Dr. Indhi Akurugoda, Head of the Department of Government Policy and Politics at the University of Ruhuna, underscored the urgent need for increased female representation since there were only 12 women MPs in a parliament of 225. She pointed out the contradiction between the 92% literacy rate among women and their under representation in political positions.
The Divisional Secretary’s Office in Weligama, where the programme was conducted, became the platform for social change. With more than 150 women leaders and local representatives from the Matara District in attendance, WOICE partnered with the Sahana Social Development Alliance Matara to conduct the programme, which gave participants valuable insights into the root causes of women's limited participation in politics.

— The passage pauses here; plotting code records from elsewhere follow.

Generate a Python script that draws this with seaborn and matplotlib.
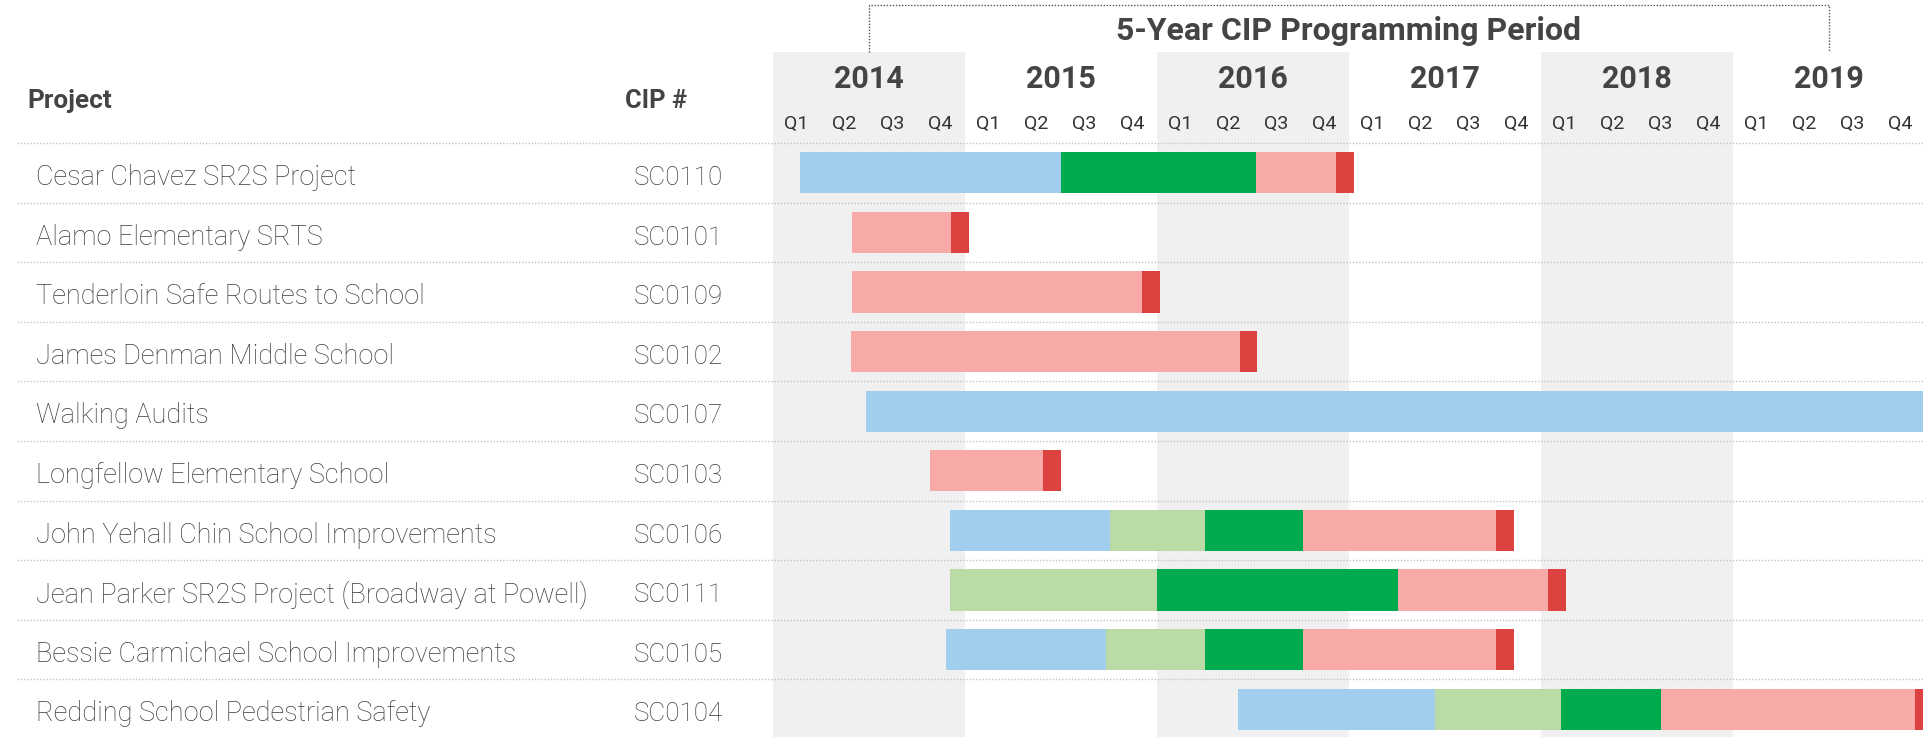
import numpy as np
import pandas as pd
import matplotlib
matplotlib.use("Agg")
import matplotlib.pyplot as plt
from matplotlib import font_manager
import seaborn as sns

# ---------------- data ----------------
projects = [
    "Cesar Chavez SR2S Project",
    "Alamo Elementary SRTS",
    "Tenderloin Safe Routes to School",
    "James Denman Middle School",
    "Walking Audits",
    "Longfellow Elementary School",
    "John Yehall Chin School Improvements",
    "Jean Parker SR2S Project (Broadway at Powell)",
    "Bessie Carmichael School Improvements",
    "Redding School Pedestrian Safety",
]
cip_numbers = ["SC0110", "SC0101", "SC0109", "SC0102", "SC0107",
               "SC0103", "SC0106", "SC0111", "SC0105", "SC0104"]

years = [2014, 2015, 2016, 2017, 2018, 2019]
quarters = ["Q1", "Q2", "Q3", "Q4"]

# phase spans in months since Jan 2014 (start, end); None = phase absent
phase_blue = [(1.73, 18.04), None, None, None, (5.86, 72.0), None,
              (11.1, 21.1), None, (10.85, 20.84), (29.1, 41.4)]
phase_lightgreen = [None, None, None, None, None, None,
                    (21.1, 27.0), (11.1, 24.0), (20.84, 27.0), (41.4, 49.3)]
phase_green = [(18.04, 30.2), None, None, None, None, None,
               (27.0, 33.15), (24.0, 39.1), (27.0, 33.15), (49.3, 55.5)]
phase_pink = [(30.2, 35.2), (4.95, 11.15), (4.95, 23.09), (4.93, 29.2), None,
              (9.84, 16.9), (33.15, 45.2), (39.1, 48.46), (33.15, 45.2), (55.5, 71.4)]
phase_red = [(35.2, 36.35), (11.15, 12.28), (23.09, 24.2), (29.2, 30.3), None,
             (16.9, 18.05), (45.2, 46.34), (48.46, 49.6), (45.2, 46.34), (71.4, 72.0)]

phases = [phase_blue, phase_lightgreen, phase_green, phase_pink, phase_red]
phase_colors = ["#a1cdee", "#badba6", "#00ab4e", "#f7aaa7", "#dc4340"]

title = "5-Year CIP Programming Period"
period_start, period_end = 6, 66  # months (bracket span)

# ---------------- style ----------------
sns.set_style("white")
names = {f.name for f in font_manager.fontManager.ttflist}
MAIN = "Roboto" if "Roboto" in names else "DejaVu Sans"
NARROW = "Liberation Sans Narrow" if "Liberation Sans Narrow" in names else MAIN
plt.rcParams["font.family"] = [MAIN, "DejaVu Sans"]

W, H, DPI = 1924, 737, 100
X0_PX, PX_MONTH = 772.6, 16.0
ROW0_PX, ROW_PX, AXTOP_PX = 172.8, 59.6, 52.0

def row_of(px):
    return (px - ROW0_PX) / ROW_PX

fig = plt.figure(figsize=(W / DPI, H / DPI), dpi=DPI)
ax = fig.add_axes([0, 0, 1, (H - AXTOP_PX) / H])

TXT = "#444444"

# year bands
for i, yr in enumerate(years):
    if i % 2 == 0:
        ax.axvspan(12 * i, 12 * i + 12, color="#f0f0f0", lw=0, zorder=0)

# row separators
for k in range(len(projects)):
    ax.axhline(k - 0.5, xmin=17 / W, xmax=1, color="#c4c4c4", lw=1.0,
               ls=(0, (1, 1.3)), zorder=1)

# bars through seaborn
for spans, col in zip(phases, phase_colors):
    df = pd.DataFrame({
        "project": projects,
        "left": [s[0] if s else 0.0 for s in spans],
        "dur": [s[1] - s[0] if s else 0.0 for s in spans],
    })
    sns.barplot(data=df, y="project", x="dur", order=projects, orient="y",
                color=col, saturation=1, width=0.69, errorbar=None,
                left=df["left"].to_numpy(), linewidth=0, ax=ax, zorder=3)

ax.set_xlim(-X0_PX / PX_MONTH, (W - X0_PX) / PX_MONTH)
ax.set_ylim(row_of(H), row_of(AXTOP_PX))
ax.axis("off")

# bracket above the programming period
ytop = row_of(5)
ybot = row_of(AXTOP_PX)
ax.plot([period_start, period_start, period_end, period_end],
        [ybot, ytop, ytop, ybot], color="#555555", lw=1.0,
        ls=(0, (1, 1.2)), clip_on=False, zorder=5)

def fy(px):
    return 1 - px / H

def fx(px):
    return px / W

def mx(m):
    return (X0_PX + m * PX_MONTH) / W

# title
fig.text(mx((period_start + period_end) / 2), fy(39.5), title, ha="center",
         va="baseline", fontsize=23, fontweight="bold", color=TXT)

# headers
fig.text(fx(27), fy(108.3), "Project", ha="left", va="baseline",
         fontsize=18.8, fontweight="bold", color=TXT)
fig.text(fx(625), fy(108.3), "CIP #", ha="left", va="baseline",
         fontsize=18.3, fontweight="bold", color=TXT)

# year & quarter labels
for i, yr in enumerate(years):
    fig.text(mx(12 * i + 6), fy(87.8), str(yr), ha="center", va="baseline",
             fontsize=22, fontweight="bold", color=TXT)
    for j, q in enumerate(quarters):
        fig.text(mx(12 * i + 3 * j + 1.5), fy(129), q, ha="center",
                 va="baseline", fontsize=14, color="#333333",
                 family=[NARROW, "DejaVu Sans"])

# row labels
for k, (p, c) in enumerate(zip(projects, cip_numbers)):
    base = ROW0_PX + k * ROW_PX + 12.2
    fig.text(fx(36.5), fy(base), p, ha="left", va="baseline", fontsize=19.5,
             fontweight="light", color="#3c3c3c")
    fig.text(fx(634), fy(base), c, ha="left", va="baseline", fontsize=18.6,
             fontweight="light", color="#3c3c3c")

fig.savefig("out.png", dpi=DPI)
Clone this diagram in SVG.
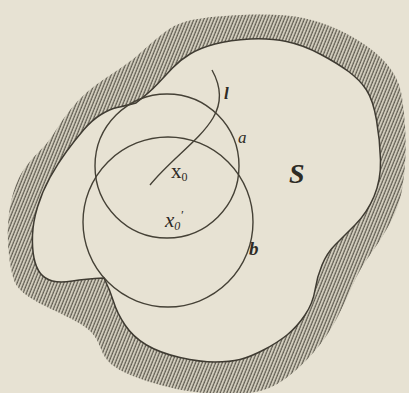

WOICE Super Group member, Mrs. R.G.A.K. Rajapaksha, pointed out that women faced a societal backlash when attempting to enter politics including discouragement from children and husbands. Similarly Mrs. Fathumma Nihara, coming from a Muslim background, shared the additional restrictions that Muslim women faced.
In response Dr. Akurugoda encouraged the start to a political journey in smaller settings such as the workplace or starting a non profit organization. In her experience, building confidence and gradually asserting one’s independence were starting points. It was also important to educate the family about civil rights, she said. Her message was to start small, build confidence and gradually extend influence into rural politics.
The workshop concluded with a call to action: challenge societal norms, overcome obstacles and actively participate in politics. Collective efforts through the WOICE project aimed to reshape the landscape of women's participation in politics, one empowered leader at a time.